Se il Kantor fu meritorio e insieme reo di aver intessuto e ceduto in lascito un materiale pienamente immerso nel continuum tra passato e futuro, che, se può apparire nella sua fraseologia totemica ed enigmatica, è scrittura di franca futuribilità che consente nella prova presente di dilatare la frase lungo respiri di discorsività romantica, innervando di armonizzazioni novecentesche le tensioni vibranti dell’esposizione.

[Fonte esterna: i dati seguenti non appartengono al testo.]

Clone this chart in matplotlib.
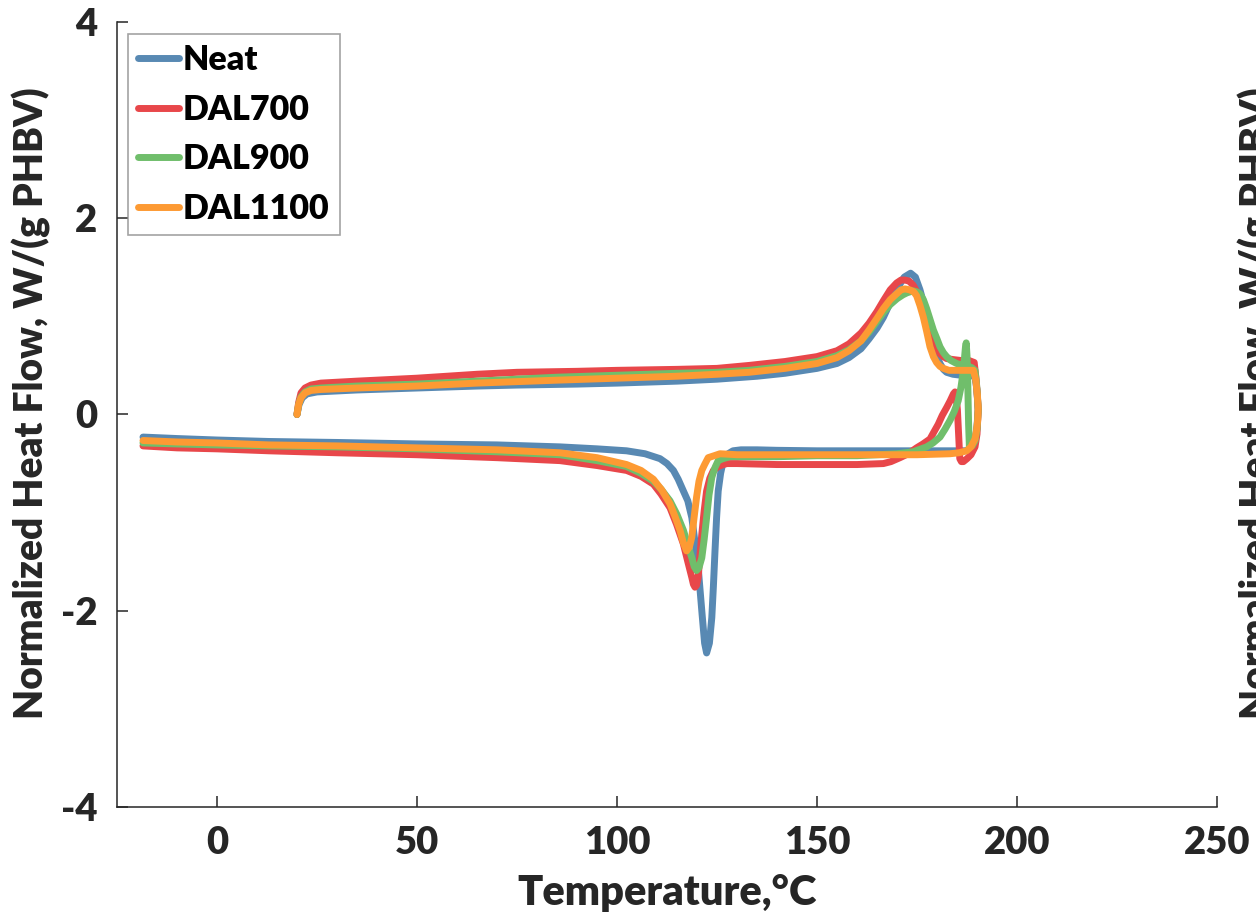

Le seriche trame melodiche e le immani architravi armoniche sono oggetto-soggetto della lettura personale, dell’applicazione “critica” ma soprattutto di una prova generosa del giovane ad ulteriormente convincente Ferlet: senza mai davvero distaccarsi dall’eruttività melodica del corpo lirico e pensante del pianoforte, senza velleità alcuna di “giocare con i classici” – seppur giocosa e coinvolgente è qui la continua riscoperta, in una chiave non sofisticata – all’insegna di un’ironia intelligente, sempre rispettosa della scrittura bachiana, di una ricerca sensibile della valenza melodica che ben più che una rilettura jazz (con tutte le possibili, già esposte obiezioni) opera un’immersone nella sfera della “musica totale” di materiali di naturale potenza e, ove correttamente approcciati, liberi dall’esposizione epocale e “di genere”.